Afterward she could not say how far or how long they had ridden, but it was full dark when they stopped at a grassy place beside a small stream. Drogo swung off his horse and lifted her down from hers. She felt as fragile as glass in his hands, her limbs as weak as water. She stood there helpless and trembling in her wedding silks while he secured the horses, and when he turned to look at her, she began to cry.
[...]
He removed her silks one by one, carefully, while Dany sat unmoving, silent, looking at his eyes. When he bared her small breasts, she could not help herself. She averted her eyes and covered herself with her hands. “No,” Drogo said. He pulled her hands away from her breasts, gently but firmly, then lifted her face again to make her look at him. “No,” he repeated.
It’s just gross and confusing to me. I don’t understand why if he wanted to make it come off as consensual, why did he write her to be absolutely terrified of drogo, have her tremble and cry, make it clear she’s a glorified slave for him, make it clear she doesn’t want to consummate the marriage, to just then turn around and say “Well it was consensual.”

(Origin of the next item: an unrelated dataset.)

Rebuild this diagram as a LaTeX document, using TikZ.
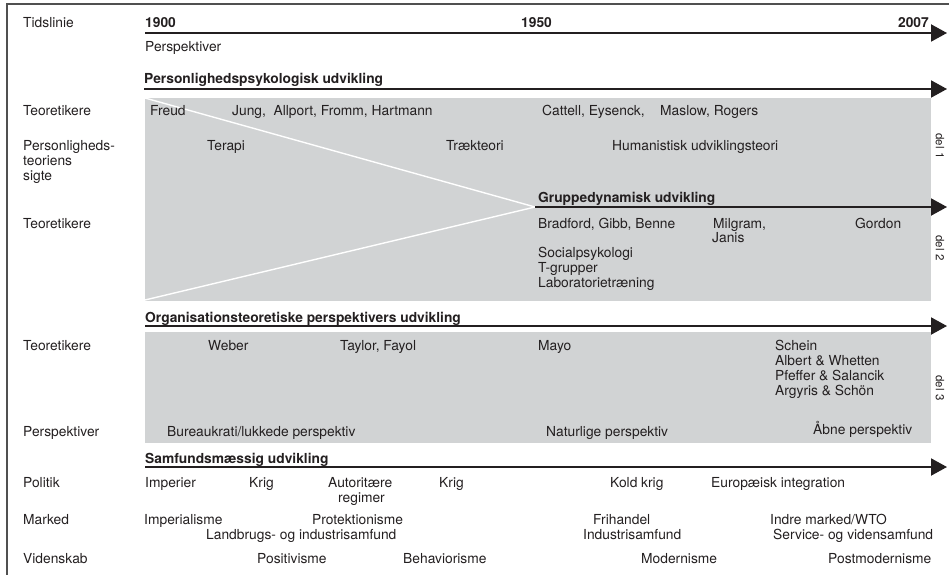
\documentclass[tikz,border=0pt]{standalone}
\usepackage{fontspec}
\setmainfont{TeX Gyre Heros}
\usetikzlibrary{arrows.meta}
\definecolor{ink}{HTML}{231F20}
\definecolor{panel}{HTML}{D1D3D4}
\definecolor{framec}{HTML}{505050}
\tikzset{
  txt/.style={anchor=base west, inner sep=0pt, text=ink, font=\fontsize{13.8}{15}\selectfont},
  txte/.style={txt, anchor=base east},
  ttl/.style={txt, font=\fontsize{13.8}{15}\selectfont\bfseries},
  tline/.style={draw=ink, line width=2pt, -{Triangle[length=16pt,width=17pt]}},
  dellbl/.style={inner sep=0pt, text=ink, font=\fontsize{11.5}{13}\selectfont, rotate=-90},
  panelbox/.style={fill=panel, draw=none},
  wline/.style={draw=white, line width=1.4pt},
  framel/.style={draw=framec, line width=2pt}
}
\begin{document}
\begin{tikzpicture}[x=1pt,y=-1pt]
\useasboundingbox (0,0) rectangle (949,575);
% frame
\draw[framel] (949,4.5) -- (7,4.5) -- (7,575);
% panels
\fill[panelbox] (145,98) rectangle (931,301);
\fill[panelbox] (145,332) rectangle (931,443);
\coordinate (wA) at (145,98);
\coordinate (wB) at (145,300);
\coordinate (gS) at (535,207);
\draw[wline] (wA) -- (gS) -- (wB);
% arrows
\coordinate (t0) at (145,33);   \coordinate (t1) at (947,33);
\coordinate (p0) at (144,89);   \coordinate (p1) at (947,89);
\coordinate (g1) at (947,207);
\coordinate (o0) at (145,326);  \coordinate (o1) at (947,326);
\coordinate (s0) at (145,467);  \coordinate (s1) at (947,467);
\draw[tline] (t0) -- (t1);
\draw[tline] (p0) -- (p1);
\draw[tline] (gS) -- (g1);
\draw[tline] (o0) -- (o1);
\draw[tline] (s0) -- (s1);
% timeline
\node[txt] (tidslinie) at (23,28) {Tidslinie};
\node[ttl] (y1900) at (145,28) {1900};
\node[ttl] (y1950) at (521,28) {1950};
\node[ttl,anchor=base east] (y2007) at (929,28) {2007};
\node[txt] (persp0) at (145,52) {Perspektiver};
% del 1
\node[ttl] (pers) at (144,84) {Personlighedspsykologisk udvikling};
\node[txt] (teo1) at (23,115) {Teoretikere};
\node[txt] (freud) at (150,115) {Freud};
\node[txt] (jung) at (232,115) {Jung,\ \ Allport, Fromm, Hartmann};
\node[txt] (cattell) at (542,115) {Cattell, Eysenck,};
\node[txt] (maslow) at (660,115) {Maslow, Rogers};
\node[txt] (sigteA) at (23,150) {Personligheds-};
\node[txt] (sigteB) at (23,165) {teoriens};
\node[txt] (sigteC) at (23,180) {sigte};
\node[txt] (terapi) at (207,150) {Terapi};
\node[txt] (traek) at (446,150) {Trækteori};
\node[txt] (human) at (612,150) {Humanistisk udviklingsteori};
\node[dellbl] (del1) at (940,146) {del 1};
% del 2
\node[ttl] (grp) at (538,202) {Gruppedynamisk udvikling};
\node[txt] (teo2) at (23,228) {Teoretikere};
\node[txt] (bradford) at (538,228) {Bradford, Gibb, Benne};
\node[txt] (milgram) at (713,228) {Milgram,};
\node[txt] (janis) at (712,242) {Janis};
\node[txt] (gordon) at (855,228) {Gordon};
\node[txt] (socps) at (538,257) {Socialpsykologi};
\node[txt] (tgrp) at (538,272) {T-grupper};
\node[txt] (lab) at (538,287) {Laboratorietræning};
\node[dellbl] (del2) at (940,248) {del 2};
% del 3
\node[ttl] (org) at (145,322) {Organisationsteoretiske perspektivers udvikling};
\node[txt] (teo3) at (23,350) {Teoretikere};
\node[txt] (weber) at (208,350) {Weber};
\node[txt] (taylor) at (340,350) {Taylor, Fayol};
\node[txt] (mayo) at (538,350) {Mayo};
\node[txt] (schein) at (775,350) {Schein};
\node[txt] (albert) at (775,365) {Albert \& Whetten};
\node[txt] (pfeffer) at (775,380) {Pfeffer \& Salancik};
\node[txt] (argyris) at (775,395) {Argyris \& Schön};
\node[dellbl] (del3) at (940,388) {del 3};
\node[txt] (persp3) at (23,436) {Perspektiver};
\node[txt] (bureau) at (167,436) {Bureaukrati/lukkede perspektiv};
\node[txt] (natur) at (546,436) {Naturlige perspektiv};
\node[txt] (aabne) at (813,434) {Åbne perspektiv};
% samfund
\node[ttl] (samf) at (145,463) {Samfundsmæssig udvikling};
\node[txt] (politik) at (23,487) {Politik};
\node[txt] (imperier) at (145,487) {Imperier};
\node[txt] (krig1) at (249,487) {Krig};
\node[txt] (autor) at (328,487) {Autoritære};
\node[txt] (regimer) at (338,502) {regimer};
\node[txt] (krig2) at (439,487) {Krig};
\node[txt] (kold) at (610,487) {Kold krig};
\node[txt] (europa) at (711,487) {Europæisk integration};
\node[txt] (marked) at (23,524) {Marked};
\node[txt] (imperial) at (144,524) {Imperialisme};
\node[txt] (protek) at (312,524) {Protektionisme};
\node[txt] (landbrug) at (206,539) {Landbrugs- og industrisamfund};
\node[txt] (frihandel) at (593,524) {Frihandel};
\node[txt] (industri) at (583,539) {Industrisamfund};
\node[txt] (indre) at (770,524) {Indre marked/WTO};
\node[txt] (service) at (773,539) {Service- og vidensamfund};
\node[txt] (videnskab) at (23,563) {Videnskab};
\node[txt] (positiv) at (257,563) {Positivisme};
\node[txt] (behav) at (403,563) {Behaviorisme};
\node[txt] (modern) at (641,563) {Modernisme};
\node[txt] (postmod) at (828,563) {Postmodernisme};
\end{tikzpicture}
\end{document}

Does he know that just because a persons body responds physically doesn’t mean they’re consenting to a sexual act? Does he know that a child cannot consent to a sexual act? It’s concerning and confusing for me.
George did NAWT write “it was her 14th name day” for y’all to say he sees Drogo and Dany as romantic while defending the age gap between Rhaegar and Lyanna. It is so so obvious that Dany was deeply traumatized by her marriage to Drogo and reacted to the trauma by romanticizing and reframing it both during and after the experience. Like I don’t think Rhaegar kidnapped an unwilling Lyanna but I also don’t think George intended for us to look at their situation uncritically he didn’t write about a ton of teenage girls dying in childbirth, with husbands much older than they are, for the sake of historical accuracy alone. I think George intentionally gives us two contradictory images of Rhaegar: the evil kidnapper who locked Lyanna away and the tortured-soul hero who truly loved Lyanna and did everything he could for her and I came to the understanding that the truth is somewhere in the middle.